Dataset extract
══════════
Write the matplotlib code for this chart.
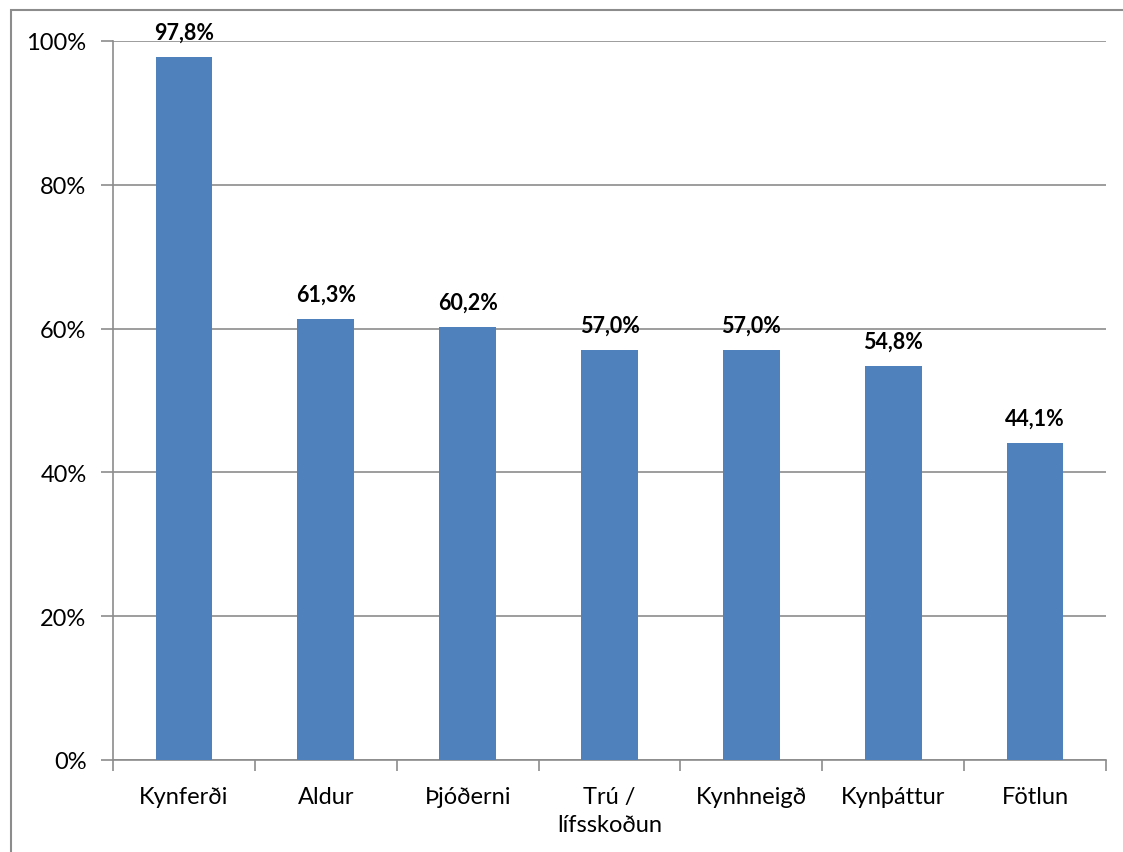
import matplotlib.pyplot as plt
from matplotlib.patches import Rectangle
import numpy as np

plt.rcParams['font.family'] = ['Lato', 'DejaVu Sans']

categories = ['Kynferði', 'Aldur', 'Þjóðerni', 'Trú /\nlífsskoðun', 'Kynhneigð', 'Kynþáttur', 'Fötlun']
values = [97.8, 61.3, 60.2, 57.0, 57.0, 54.8, 44.1]
labels = ['97,8%', '61,3%', '60,2%', '57,0%', '57,0%', '54,8%', '44,1%']
yticks = [0, 20, 40, 60, 80, 100]

fig = plt.figure(figsize=(11.23, 8.53), dpi=100)
ax = fig.add_axes([113/1123, 1 - 761/853, (1106-113)/1123, (761-42)/853])

x = np.arange(len(categories))
ax.bar(x, values, width=0.4, color='#4F81BD', zorder=3)
for xi, v, lab in zip(x, values, labels):
    ax.text(xi, v + 2.0, lab, ha='center', va='bottom', fontsize=15.5, fontweight='bold')

ax.set_xlim(-0.5, len(categories) - 0.5)
ax.set_ylim(0, 100)
ax.set_yticks(yticks)
ax.set_yticklabels([f'{t}%' for t in yticks], fontsize=17)
ax.yaxis.grid(True, color='#8c8c8c', linewidth=1.2, zorder=0)

ax.set_xticks(x)
ax.set_xticklabels(categories, fontsize=17, linespacing=1.4)
ax.set_xticks(np.arange(-0.5, len(categories)), minor=True)
ax.tick_params(axis='x', which='major', length=0, pad=19)
ax.tick_params(axis='x', which='minor', length=8, width=1.2, color='#8c8c8c')
ax.tick_params(axis='y', length=9, width=1.2, color='#8c8c8c', pad=10)

for s in ['top', 'right']:
    ax.spines[s].set_visible(False)
for s in ['left', 'bottom']:
    ax.spines[s].set_color('#8c8c8c')
    ax.spines[s].set_linewidth(1.2)

# outer chart border
fig.patches.append(Rectangle((11/1123, -0.1), 1.2, 1 - 11/853 + 0.1, transform=fig.transFigure,
                             fill=False, edgecolor='#8c8c8c', linewidth=1.5))

fig.savefig('out.png', dpi=100)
══════════
The request
Write out the listing word for word, omitting the pictures it holds.

Reply
Write the matplotlib code for this chart.
import matplotlib.pyplot as plt
from matplotlib.patches import Rectangle
import numpy as np

plt.rcParams['font.family'] = ['Lato', 'DejaVu Sans']

categories = ['Kynferði', 'Aldur', 'Þjóðerni', 'Trú /\nlífsskoðun', 'Kynhneigð', 'Kynþáttur', 'Fötlun']
values = [97.8, 61.3, 60.2, 57.0, 57.0, 54.8, 44.1]
labels = ['97,8%', '61,3%', '60,2%', '57,0%', '57,0%', '54,8%', '44,1%']
yticks = [0, 20, 40, 60, 80, 100]

fig = plt.figure(figsize=(11.23, 8.53), dpi=100)
ax = fig.add_axes([113/1123, 1 - 761/853, (1106-113)/1123, (761-42)/853])

x = np.arange(len(categories))
ax.bar(x, values, width=0.4, color='#4F81BD', zorder=3)
for xi, v, lab in zip(x, values, labels):
    ax.text(xi, v + 2.0, lab, ha='center', va='bottom', fontsize=15.5, fontweight='bold')

ax.set_xlim(-0.5, len(categories) - 0.5)
ax.set_ylim(0, 100)
ax.set_yticks(yticks)
ax.set_yticklabels([f'{t}%' for t in yticks], fontsize=17)
ax.yaxis.grid(True, color='#8c8c8c', linewidth=1.2, zorder=0)

ax.set_xticks(x)
ax.set_xticklabels(categories, fontsize=17, linespacing=1.4)
ax.set_xticks(np.arange(-0.5, len(categories)), minor=True)
ax.tick_params(axis='x', which='major', length=0, pad=19)
ax.tick_params(axis='x', which='minor', length=8, width=1.2, color='#8c8c8c')
ax.tick_params(axis='y', length=9, width=1.2, color='#8c8c8c', pad=10)

for s in ['top', 'right']:
    ax.spines[s].set_visible(False)
for s in ['left', 'bottom']:
    ax.spines[s].set_color('#8c8c8c')
    ax.spines[s].set_linewidth(1.2)

# outer chart border
fig.patches.append(Rectangle((11/1123, -0.1), 1.2, 1 - 11/853 + 0.1, transform=fig.transFigure,
                             fill=False, edgecolor='#8c8c8c', linewidth=1.5))

fig.savefig('out.png', dpi=100)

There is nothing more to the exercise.